Кристин спала на верхнем этаже, греясь на солнце у окна, и, проснувшись, лениво спустилась в свою комнату. Она вздрогнула, обнаружив, что он сидит на ее постели, куда пришел за ней, должно быть, одолеваемый одним из своих бурных приступов плотского желания. Он снял со стены газетную вырезку и изучал ее. Когда в дверях появилась Кристин, он не поднял глаз.
– Они, должно быть, верили, что любой риск, который они могли предпринять, не сравнится с апокалипсисом, который они не могли себе представить.
– Они сами не знали, во что верят, – ответила она.
– Да? – Он оторвал-таки глаза от заметки. – Откуда ты знаешь?
– Я там была.
– А ты во что верила, что оказалась там?
– Я убегала из дому.
Жилец рассеянно кивнул и снова уткнулся в статью.
– Шагнуть со скалы – это акт веры. Так что они должны были во что-то верить.
– А вы кто? – решилась она спросить. – Философ, социолог?
Позже она поняла, как это слово правильно произносится, пишется и выглядит на бумаге, а до того оно звучало для нее как непроизносимый медицинский термин.
– Я апокалиптолог, – ответил Жилец, по-прежнему внимательно читая заметку.

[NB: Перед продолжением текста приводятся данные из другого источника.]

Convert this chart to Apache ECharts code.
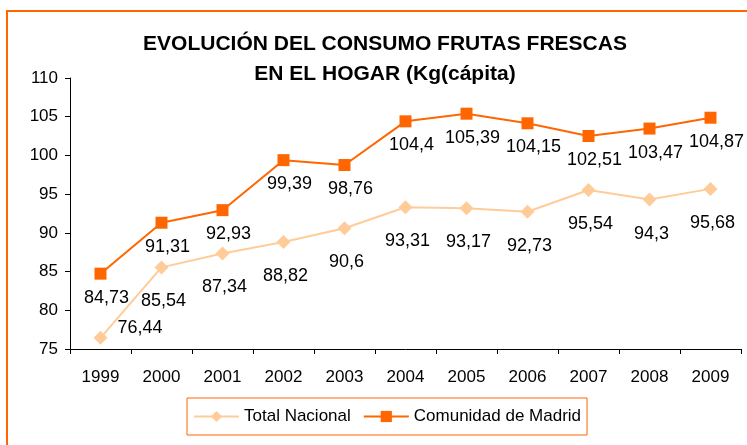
<!DOCTYPE html>
<html>
<head>
<meta charset="utf-8">
<script src="https://cdn.jsdelivr.net/npm/echarts@6/dist/echarts.min.js"></script>
<style>
html, body { margin: 0; padding: 0; background: #fff; }
#main { width: 747px; height: 445px; }
</style>
</head>
<body>
<div id="main"></div>
<script>
// datos
var years = ['1999', '2000', '2001', '2002', '2003', '2004', '2005', '2006', '2007', '2008', '2009'];
var totalNacional = [76.44, 85.54, 87.34, 88.82, 90.6, 93.31, 93.17, 92.73, 95.54, 94.3, 95.68];
var madrid = [84.73, 91.31, 92.93, 99.39, 98.76, 104.4, 105.39, 104.15, 102.51, 103.47, 104.87];

var coma = function (p) {
    return String(p.value).replace('.', ',');
};

// la etiqueta de 1999 (76,44) va a la derecha del punto
var totalData = totalNacional.map(function (v, i) {
    if (i === 0) {
        return { value: v, label: { position: 'right', distance: 10, offset: [0, -10] } };
    }
    return v;
});

var myChart = echarts.init(document.getElementById('main'));
var option = {
    backgroundColor: '#fff',
    animation: false,
    graphic: [{
        type: 'rect',
        shape: { x: 7, y: 11, width: 760, height: 460 },
        style: { fill: 'none', stroke: '#FF6600', lineWidth: 2 }
    }],
    title: {
        text: 'EVOLUCIÓN DEL CONSUMO FRUTAS FRESCAS\nEN EL HOGAR (Kg(cápita)',
        left: 380,
        textAlign: 'center',
        top: 24,
        textStyle: {
            fontFamily: 'Liberation Sans, Arial',
            fontWeight: 'bold',
            fontSize: 21,
            lineHeight: 30,
            color: '#000'
        }
    },
    legend: {
        left: 187,
        top: 398,
        padding: [10, 6, 10, 6],
        borderColor: '#FF6600',
        borderWidth: 1,
        itemWidth: 45,
        itemHeight: 14,
        itemGap: 12,
        textStyle: {
            fontFamily: 'Liberation Sans, Arial',
            fontSize: 17,
            color: '#000'
        },
        data: ['Total Nacional', 'Comunidad de Madrid']
    },
    grid: {
        left: 70,
        right: 6,
        top: 78,
        bottom: 96
    },
    xAxis: {
        type: 'category',
        data: years,
        boundaryGap: true,
        axisLine: { lineStyle: { color: '#000' } },
        axisTick: { show: true, length: 5, lineStyle: { color: '#000' } },
        axisLabel: {
            margin: 20,
            fontFamily: 'Liberation Sans, Arial',
            fontSize: 17,
            color: '#000'
        }
    },
    yAxis: {
        type: 'value',
        min: 75,
        max: 110,
        interval: 5,
        splitLine: { show: false },
        axisLine: { show: true, lineStyle: { color: '#000' } },
        axisTick: { show: true, length: 5, lineStyle: { color: '#000' } },
        axisLabel: {
            margin: 12,
            fontFamily: 'Liberation Sans, Arial',
            fontSize: 17,
            color: '#000'
        }
    },
    series: [{
        name: 'Total Nacional',
        type: 'line',
        data: totalData,
        symbol: 'diamond',
        symbolSize: 14,
        lineStyle: { color: '#FFCC99', width: 2 },
        itemStyle: { color: '#FFCC99' },
        label: {
            show: true,
            position: 'bottom',
            distance: 18,
            offset: [2, 0],
            formatter: coma,
            fontFamily: 'Liberation Sans, Arial',
            fontSize: 18,
            color: '#000'
        }
    }, {
        name: 'Comunidad de Madrid',
        type: 'line',
        data: madrid,
        symbol: 'rect',
        symbolSize: 12,
        lineStyle: { color: '#FF6600', width: 2 },
        itemStyle: { color: '#FF6600' },
        label: {
            show: true,
            position: 'bottom',
            distance: 9,
            offset: [6, 0],
            formatter: coma,
            fontFamily: 'Liberation Sans, Arial',
            fontSize: 18,
            color: '#000'
        }
    }]
};
myChart.setOption(option);
</script>
</body>
</html>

– Прыжок со скалы, – сказала Кристин, – может быть актом веры, но это еще не значит, что они понимали, во что верят. – Заговорив с ним таким образом, она, впервые за три недели, вдруг почувствовала неловкость за свою наготу. – Разве вера – это не когда веришь в то, во что веришь? Разве это не значит – не желать не верить, потому что понимаешь, что тебе не под силу не верить? И потому слепо принимаешь все, что вера тебе предлагает. – Она раздраженно вздохнула. – Вы очень недоходчивый человек.
Это как будто задело его.
– Ты, кажется, говорила, что тебе всего девятнадцать.
– На самом деле мне семнадцать.
– Но ты же говорила – девятнадцать! – вскричал он в ужасе.
– Я соврала. Я была в отчаянии, помните? «Лучше всего, если ты в отчаянном положении» – так, кажется, вы написали. А ведь вы, наверно, думали, что так выйдет более выразительно. Будете теперь знать, как писать выразительные секс-объявления. Будешь искать людей отчаявшихся – найдешь одних только обманщиков.
– Да, верно. – Жилец прикрепил заметку обратно на стену, откуда снял. – Найдешь одних обманщиков.
Он встал с кровати и внимательно посмотрел на Кристин, а она заискивающе улыбнулась, испугавшись, что на этот раз совершила ошибку. Жилец молча протиснулся в дверь мимо нее, но через мгновение снова появился, держа в руках ее одежду, сложенную стопкой.
– Не гоните меня, – сказала Кристин, глядя на свою одежду. – Если хотите, мне будет девятнадцать. Может быть, мне и вправду девятнадцать, а я сказала, что семнадцать, потому что решила, что вам это больше понравится. – У нее сжало горло при мысли, что сейчас ее опять выкинут на улицу. – Если хотите, я буду глупой. Навру что угодно, лишь бы вам понравилось. Но я пока не могу уйти. Я же и полнедели не протяну, разве непонятно? Не гоните меня. Пожалуйста.
– Я и не собирался тебя прогонять. – Он положил ее одежду на постель. – Я просто подумал – может быть, ты хочешь прокатиться со мной. Можешь оставаться здесь, если хочешь, но я просто подумал, что нам неплохо бы выйти и прокатиться.
Ее потрясло ощущение веса и текстуры одежды на собственном теле. Вполне приспособившись к чувству уязвимости, которое в ней поначалу порождала нагота, теперь, одевшись, Кристин чуть не задыхалась. Но так радостно было оказаться на улице, ехать в машине с опущенным окном и чувствовать ветерок, когда она убедила себя, что он не вышвырнет ее где-нибудь. Он не стал завязывать ей глаза и укладывать на заднее сиденье. Они спустились с холмов, прокатились по Голливуду и пару часов мирно просидели в кафе, где Жилец читал старые газеты. Его удивило, что ей были больше по вкусу литературные журналы, чем журналы мод.